Толчком к осознанию общего кризиса брака и сексуальности послужила толстовская "Крейцерова соната", в которой писатель публицистически заостренно выступил практически против всех общепринятых воззрений на брак, семью и любовь.
В противоположность либералам и народникам, видевшим корень зла в частной собственности и неравенстве полов, Толстой утверждал, что "неправильность и потому бедственность половых отношений происходит от того взгляда, общего людям нашего мира, что половые отношения есть предмет наслаждения, удовольствия..."
Герой "Крейцеровой сонаты" Позднышев панически боится как своей собственной, так и всякой иной сексуальности, какой бы она ни казалась облагороженной: "... Предполагается в теории, что любовь есть нечто идеальное, возвышенное, а на практике любовь ведь есть нечто мерзкое, свиное, про которое и говорить и вспоминать мерзко и стыдно". Этот ригоризм, в сочетании с патологической ревностью, делает Позднышева неспособным к взаимопониманию с женой и в конечном счете побуждает убить ее. Но трагедия эта, по мнению Толстого, коренится не в личных качествах Позднышева, а в самой природе брака, основанного на "животных" чувствах.
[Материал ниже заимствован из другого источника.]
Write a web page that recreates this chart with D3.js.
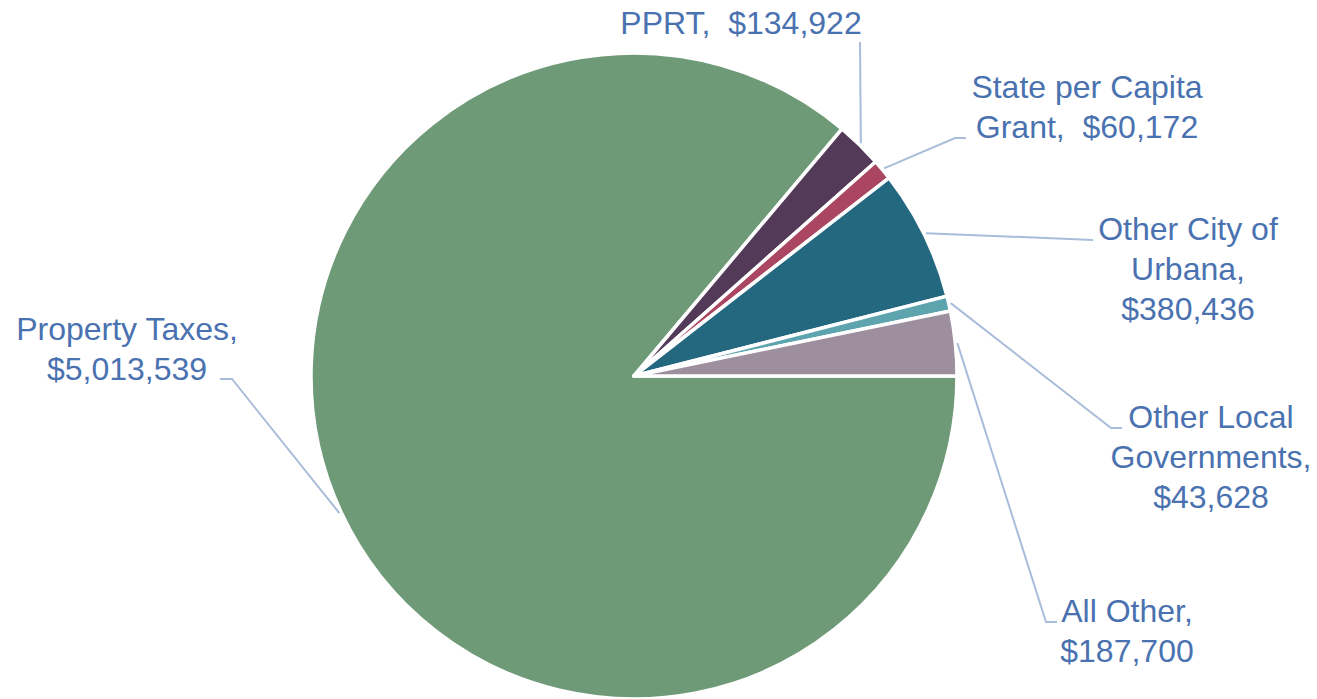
<!DOCTYPE html>
<html>
<head>
<meta charset="utf-8">
<script src="https://cdn.jsdelivr.net/npm/d3@7"></script>
<style>
    body { margin: 0; background: #fff; }
    .label { font-family: 'Liberation Sans', Arial, sans-serif; font-size: 32px; fill: #4a72b0; }
    .leader { fill: none; stroke: #a9bddb; stroke-width: 2; }
</style>
</head>
<body>
<div id="chart"></div>
<script>
// Revenue sources
const categories = ['Property Taxes', 'PPRT', 'State per Capita Grant', 'Other City of Urbana', 'Other Local Governments', 'All Other'];
const amounts = [5013539, 134922, 60172, 380436, 43628, 187700];
const labelLines = [
    ['Property Taxes,', '$5,013,539'],
    ['PPRT,  $134,922'],
    ['State per Capita', 'Grant,  $60,172'],
    ['Other City of', 'Urbana,', '$380,436'],
    ['Other Local', 'Governments,', '$43,628'],
    ['All Other,', '$187,700'],
];
const colors = ['#6f9a78', '#533a58', '#aa4562', '#246880', '#5ea4ae', '#9e8f9f'];

// label placement: elbow points of the leader line, text anchor and first baseline
const labelLayout = [
    { pts: [[232, 379], [220, 379]], tx: 127, ty: 340 },
    { pts: [[860, 42]], tx: 741, ty: 34 },
    { pts: [[955, 138], [966, 138]], tx: 1087, ty: 98 },
    { pts: [[1093, 240]], tx: 1188, ty: 240 },
    { pts: [[1111, 428], [1122, 428]], tx: 1211, ty: 428 },
    { pts: [[1046, 622], [1057, 622]], tx: 1127, ty: 622 },
];

const width = 1317, height = 699;
const cx = 634, cy = 376, radius = 323;
const lineHeight = 40;

const svg = d3.select('#chart').append('svg')
    .attr('width', width)
    .attr('height', height);

const g = svg.append('g').attr('transform', `translate(${cx},${cy})`);

const pie = d3.pie()
    .sort(null)
    .value((d) => d.value)
    .startAngle(Math.PI / 2)
    .endAngle(Math.PI / 2 + 2 * Math.PI);

const data = categories.map((c, i) => ({ name: c, value: amounts[i], idx: i }));
const arcs = pie(data);

const arc = d3.arc().innerRadius(0).outerRadius(radius);

g.selectAll('path.slice')
    .data(arcs)
    .enter()
    .append('path')
    .attr('class', 'slice')
    .attr('d', arc)
    .attr('fill', (d) => colors[d.data.idx])
    .attr('stroke', '#fff')
    .attr('stroke-width', 3.5)
    .attr('stroke-linejoin', 'round');

// leader lines
const lineGen = d3.line();
svg.selectAll('path.leader')
    .data(arcs)
    .enter()
    .append('path')
    .attr('class', 'leader')
    .attr('d', (d) => {
        let a = (d.startAngle + d.endAngle) / 2;
        let r = radius + 2;
        let start = [cx + r * Math.sin(a), cy - r * Math.cos(a)];
        return lineGen([start].concat(labelLayout[d.data.idx].pts));
    });

// labels
const labels = svg.selectAll('text.label')
    .data(arcs)
    .enter()
    .append('text')
    .attr('class', 'label')
    .attr('text-anchor', 'middle')
    .attr('x', (d) => labelLayout[d.data.idx].tx)
    .attr('y', (d) => labelLayout[d.data.idx].ty);

labels.each(function (d) {
    let lay = labelLayout[d.data.idx];
    d3.select(this).selectAll('tspan')
        .data(labelLines[d.data.idx])
        .enter()
        .append('tspan')
        .attr('x', lay.tx)
        .attr('y', (t, i) => lay.ty + i * lineHeight)
        .style('white-space', 'pre')
        .text((t) => t);
});
</script>
</body>
</html>
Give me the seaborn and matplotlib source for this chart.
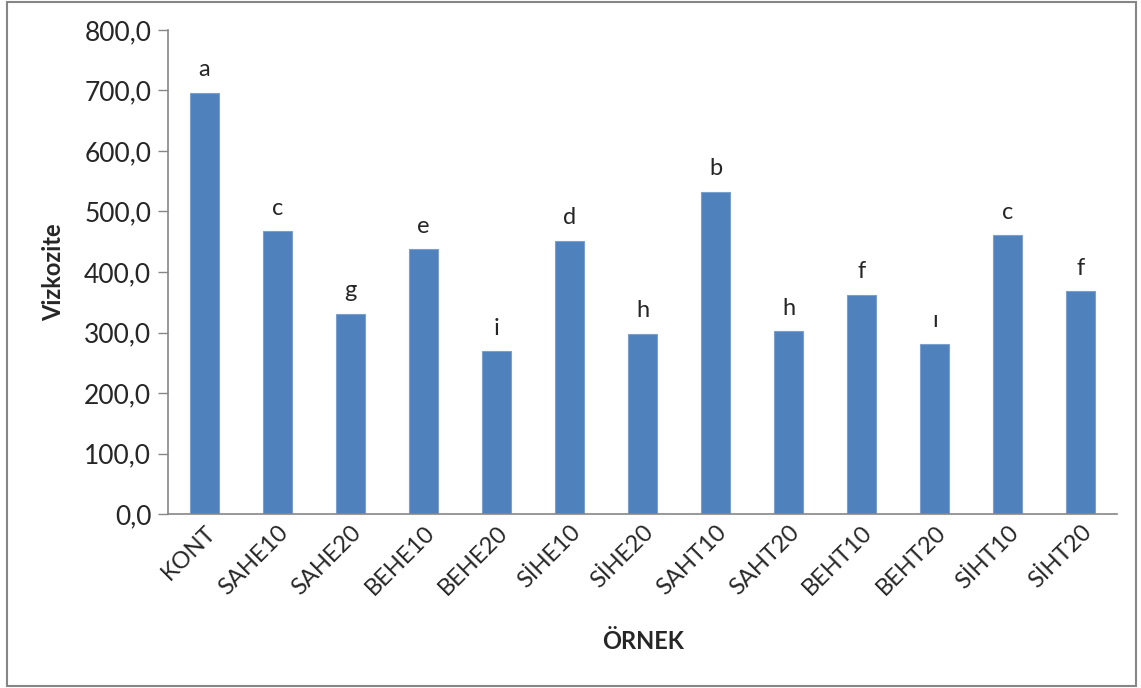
import matplotlib
matplotlib.use('Agg')
import matplotlib.pyplot as plt
import seaborn as sns
import pandas as pd
from matplotlib.ticker import FuncFormatter, MultipleLocator
from matplotlib.patches import Rectangle

samples = ['KONT', 'SAHE10', 'SAHE20', 'BEHE10', 'BEHE20', 'SİHE10', 'SİHE20',
           'SAHT10', 'SAHT20', 'BEHT10', 'BEHT20', 'SİHT10', 'SİHT20']
viscosity = [696, 467, 331, 438, 269, 452, 298, 533, 302, 362, 281, 461, 368]
letters = ['a', 'c', 'g', 'e', 'i', 'd', 'h', 'b', 'h', 'f', 'ı', 'c', 'f']

df = pd.DataFrame({'sample': samples, 'value': viscosity})

sns.set_style('white')
plt.rcParams['font.family'] = ['Lato', 'DejaVu Sans']

fig = plt.figure(figsize=(11.41, 6.88), dpi=100)
ax = fig.add_axes([0.1472, 0.2529, 0.8320, 0.7035])

sns.barplot(data=df, x='sample', y='value', color='#4F81BD', width=0.4,
            saturation=1, edgecolor='#7BA0CD', linewidth=0.8, ax=ax)

ax.set_ylim(0, 800)
ax.set_xlim(-0.5, len(samples) - 0.5)
ax.yaxis.set_major_locator(MultipleLocator(100))
ax.yaxis.set_major_formatter(FuncFormatter(lambda v, p: f'{v:.1f}'.replace('.', ',')))

for i, (v, lab) in enumerate(zip(viscosity, letters)):
    ax.annotate(lab, (i, v), xytext=(0, 9), textcoords='offset points',
                ha='center', va='bottom', fontsize=17)

for side in ['top', 'right']:
    ax.spines[side].set_visible(False)
for side in ['left', 'bottom']:
    ax.spines[side].set_color('#868686')
    ax.spines[side].set_linewidth(1.2)

ax.tick_params(axis='y', which='major', left=True, length=7, width=1,
               color='#868686', labelsize=19, pad=5)
ax.tick_params(axis='x', bottom=False, labelsize=17, pad=2)
for t in ax.get_xticklabels():
    t.set_rotation(45)
    t.set_ha('right')
    t.set_rotation_mode('anchor')

ax.set_xlabel('ÖRNEK', fontsize=17, fontweight='bold', labelpad=22)
ax.set_ylabel('Vizkozite', fontsize=17, fontweight='bold', labelpad=14)

fig.patches.append(Rectangle((0.006, 0.003), 0.99, 0.994, transform=fig.transFigure,
                             fill=False, edgecolor='#868686', linewidth=1.5))

fig.savefig('out.png', dpi=100)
После выхода книги некоторые ее демократические критики, в частности, Н.К. Михайловский, пытались отделить Толстого от его героя. Однако в послесловии к "Крейцеровой сонате" Толстой открыто идентифицировался с Позднышевым и уже от своего собственного имени решительно осудил плотскую любовь, даже освященную церковным браком:
"... Достижение цели соединения в браке или вне брака с предметом любви, как бы оно ни было опоэтизировано, есть цель, недостойная человека, так же как недостойна человека... цель приобретения себе сладкой и изобильной пищи".
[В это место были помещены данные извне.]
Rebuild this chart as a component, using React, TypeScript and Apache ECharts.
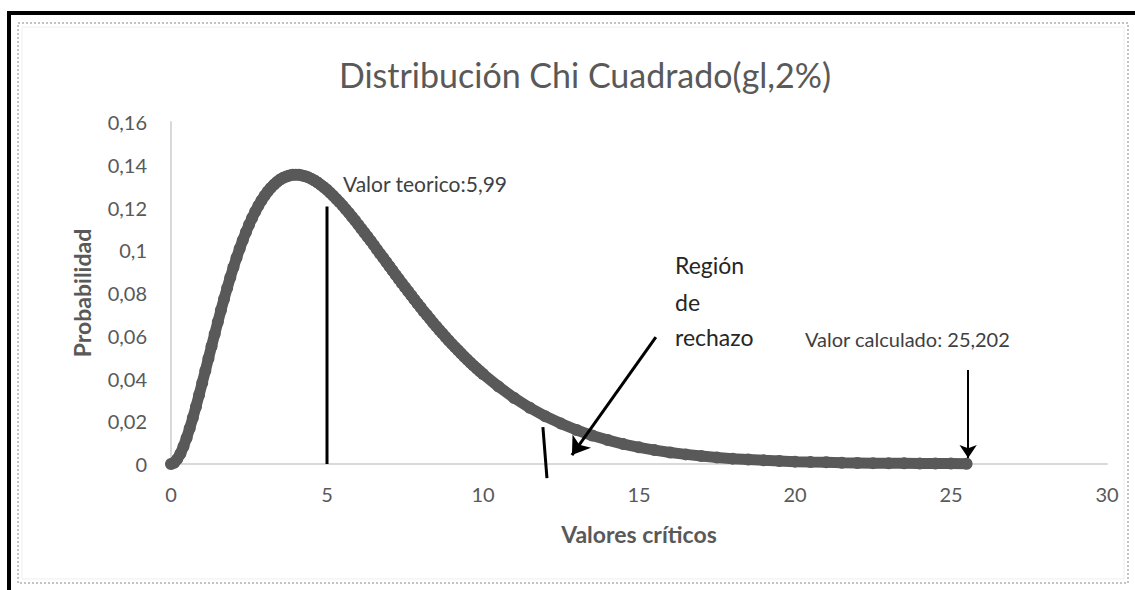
import React, { useEffect, useRef } from "react";
import * as echarts from "echarts";

const titleText = "Distribución Chi Cuadrado(gl,2%)";
const xAxisName = "Valores críticos";
const yAxisName = "Probabilidad";

// Valores críticos (x) and Probabilidad (y)
const valores: number[] = [
  0, 0.1, 0.2, 0.3, 0.4, 0.5, 0.6, 0.7, 0.8, 0.9,
  1, 1.1, 1.2, 1.3, 1.4, 1.5, 1.6, 1.7, 1.8, 1.9,
  2, 2.1, 2.2, 2.3, 2.4, 2.5, 2.6, 2.7, 2.8, 2.9,
  3, 3.1, 3.2, 3.3, 3.4, 3.5, 3.6, 3.7, 3.8, 3.9,
  4, 4.1, 4.2, 4.3, 4.4, 4.5, 4.6, 4.7, 4.8, 4.9,
  5, 5.1, 5.2, 5.3, 5.4, 5.5, 5.6, 5.7, 5.8, 5.9,
  6, 6.1, 6.2, 6.3, 6.4, 6.5, 6.6, 6.7, 6.8, 6.9,
  7, 7.1, 7.2, 7.3, 7.4, 7.5, 7.6, 7.7, 7.8, 7.9,
  8, 8.1, 8.2, 8.3, 8.4, 8.5, 8.6, 8.7, 8.8, 8.9,
  9, 9.1, 9.2, 9.3, 9.4, 9.5, 9.6, 9.7, 9.8, 9.9,
  10, 10.5, 11, 11.5, 12, 12.5, 13, 13.5, 14, 14.5,
  15, 15.5, 16, 16.5, 17, 17.5, 18, 18.5, 19, 19.5,
  20, 20.5, 21, 21.5, 22, 22.5, 23, 23.5, 24, 24.5,
  25, 25.5,
];

const probabilidad: number[] = [
  0, 0.0006, 0.0023, 0.0048, 0.0082, 0.0122, 0.0167, 0.0216, 0.0268, 0.0323,
  0.0379, 0.0436, 0.0494, 0.0551, 0.0608, 0.0664, 0.0719, 0.0772, 0.0823, 0.0873,
  0.092, 0.0965, 0.1007, 0.1047, 0.1084, 0.1119, 0.1151, 0.1181, 0.1208, 0.1233,
  0.1255, 0.1275, 0.1292, 0.1307, 0.132, 0.1331, 0.1339, 0.1345, 0.135, 0.1353,
  0.1353, 0.1353, 0.135, 0.1346, 0.1341, 0.1334, 0.1326, 0.1317, 0.1306, 0.1295,
  0.1283, 0.1269, 0.1255, 0.124, 0.1225, 0.1209, 0.1192, 0.1175, 0.1157, 0.1139,
  0.112, 0.1101, 0.1082, 0.1063, 0.1044, 0.1024, 0.1004, 0.0984, 0.0965, 0.0945,
  0.0925, 0.0905, 0.0885, 0.0866, 0.0846, 0.0827, 0.0808, 0.0789, 0.077, 0.0751,
  0.0733, 0.0714, 0.0697, 0.0679, 0.0661, 0.0644, 0.0627, 0.0611, 0.0594, 0.0578,
  0.0562, 0.0547, 0.0532, 0.0517, 0.0502, 0.0488, 0.0474, 0.046, 0.0447, 0.0434,
  0.0421, 0.0362, 0.0309, 0.0263, 0.0223, 0.0189, 0.0159, 0.0133, 0.0112, 0.0093,
  0.0078, 0.0065, 0.0054, 0.0045, 0.0037, 0.003, 0.0025, 0.0021, 0.0017, 0.0014,
  0.0011, 0.0009, 0.0008, 0.0006, 0.0005, 0.0004, 0.0003, 0.0003, 0.0002, 0.0002,
  0.0002, 0.0001,
];

// annotation segments, in data units [x, y]
const teoricoLine: number[][] = [[5, 0], [5, 0.1205]];
const corteLine: number[][] = [[11.92, 0.0173], [12.05, -0.0066]];
const rechazoArrow: number[][] = [[15.54, 0.0594], [12.85, 0.0042]];
const calculadoArrow: number[][] = [[25.55, 0.044], [25.55, 0.0028]];

const teoricoLabel = "Valor teorico:5,99";
const calculadoLabel = "Valor calculado: 25,202";
const rechazoLabel = ["Región", "de", "rechazo"];

const FONT = "Lato, 'Open Sans', sans-serif";
const GRAY = "#595959";

export default function App() {
  const ref = useRef<HTMLDivElement>(null);
  useEffect(() => {
    if (!ref.current) return;
    const chart = echarts.init(ref.current, undefined, { renderer: "svg" });
    const plainSeg = (pts: number[][]) => ({
      type: "line",
      data: pts,
      symbol: "none",
      clip: false,
      silent: true,
      lineStyle: { color: "#000", width: 3 },
      z: 5,
    });
    const arrowPair = (pts: number[][], width: number, size: number) => [
      { coord: pts[0], symbol: "none", lineStyle: { color: "#000", width, type: "solid" } },
      { coord: pts[1], symbol: "arrow", symbolSize: size },
    ];
    chart.setOption({
      animation: false,
      backgroundColor: "#ffffff",
      title: {
        text: titleText,
        left: 580,
        textAlign: "center",
        top: 52,
        textStyle: { fontFamily: FONT, fontSize: 34, fontWeight: "normal", color: GRAY },
      },
      grid: { left: 171, right: 28, top: 122, bottom: 126 },
      xAxis: {
        type: "value",
        min: 0,
        max: 30,
        interval: 5,
        name: xAxisName,
        nameLocation: "middle",
        nameGap: 58,
        nameTextStyle: { fontFamily: FONT, fontSize: 23, fontWeight: "bold", color: GRAY },
        axisLine: { show: true, onZero: false, lineStyle: { color: "#d9d9d9", width: 2 } },
        axisTick: { show: false },
        splitLine: { show: false },
        axisLabel: { fontFamily: FONT, fontSize: 20, color: GRAY, margin: 20 },
      },
      yAxis: {
        type: "value",
        min: 0,
        max: 0.16,
        interval: 0.02,
        name: yAxisName,
        nameLocation: "middle",
        nameRotate: 90,
        nameGap: 78,
        nameTextStyle: { fontFamily: FONT, fontSize: 23, fontWeight: "bold", color: GRAY },
        axisLine: { show: true, lineStyle: { color: "#d9d9d9", width: 2 } },
        axisTick: { show: false },
        splitLine: { show: false },
        axisLabel: {
          fontFamily: FONT,
          fontSize: 20,
          color: GRAY,
          margin: 24,
          formatter: (v: number) => String(Math.round(v * 100) / 100).replace(".", ","),
        },
      },
      series: [
        {
          type: "line",
          data: valores.map((x, i) => [x, probabilidad[i]]),
          symbol: "circle",
          symbolSize: 12,
          showSymbol: true,
          itemStyle: { color: GRAY },
          lineStyle: { color: GRAY, width: 11 },
          clip: false,
          z: 2,
          markLine: {
            silent: true,
            symbol: ["none", "none"],
            label: { show: false },
            z: 5,
            data: [arrowPair(rechazoArrow, 3, 17), arrowPair(calculadoArrow, 2, 13)],
          },
        },
        plainSeg(teoricoLine),
        plainSeg(corteLine),
      ],
      graphic: [
        { type: "rect", shape: { x: 7, y: 11, width: 1128, height: 4 }, style: { fill: "#000" } },
        { type: "rect", shape: { x: 7, y: 11, width: 4, height: 579 }, style: { fill: "#000" } },
        {
          type: "rect",
          shape: { x: 18, y: 23, width: 1110, height: 560 },
          style: { fill: "none", stroke: "#c4c4c4", lineWidth: 2, lineDash: [2, 2] },
        },
        {
          type: "rect",
          shape: { x: 22, y: 27, width: 1102, height: 552 },
          style: { fill: "none", stroke: "#efefef", lineWidth: 1 },
        },
        {
          type: "text",
          x: 343,
          y: 183,
          style: { text: teoricoLabel, fontFamily: FONT, fontSize: 21, fill: "#404040", verticalAlign: "middle" },
        },
        ...rechazoLabel.map((t, i) => ({
          type: "text",
          x: 675,
          y: [265, 302, 337][i],
          style: { text: t, fontFamily: FONT, fontSize: 23, fill: "#262626", verticalAlign: "middle" },
        })),
        {
          type: "text",
          x: 805,
          y: 339,
          style: { text: calculadoLabel, fontFamily: FONT, fontSize: 20, fill: "#404040", verticalAlign: "middle" },
        },
      ],
    });
    return () => chart.dispose();
  }, []);
  return (
    <div
      ref={ref}
      style={{ position: "absolute", left: 0, top: 0, width: 1135, height: 590, background: "#fff" }}
    />
  );
}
Более нетерпимый, чем сам апостол Павел, Толстой отрицает самую возможность "христианского брака": "Идеал христианина есть любовь к Богу и ближнему, есть отречение от себя для служения Богу и ближнему; плотская же любовь, брак, есть служение себе и потому есть, во всяком случае, препятствие служению Богу и людям, а потому с христианской точки зрения - падение, грех".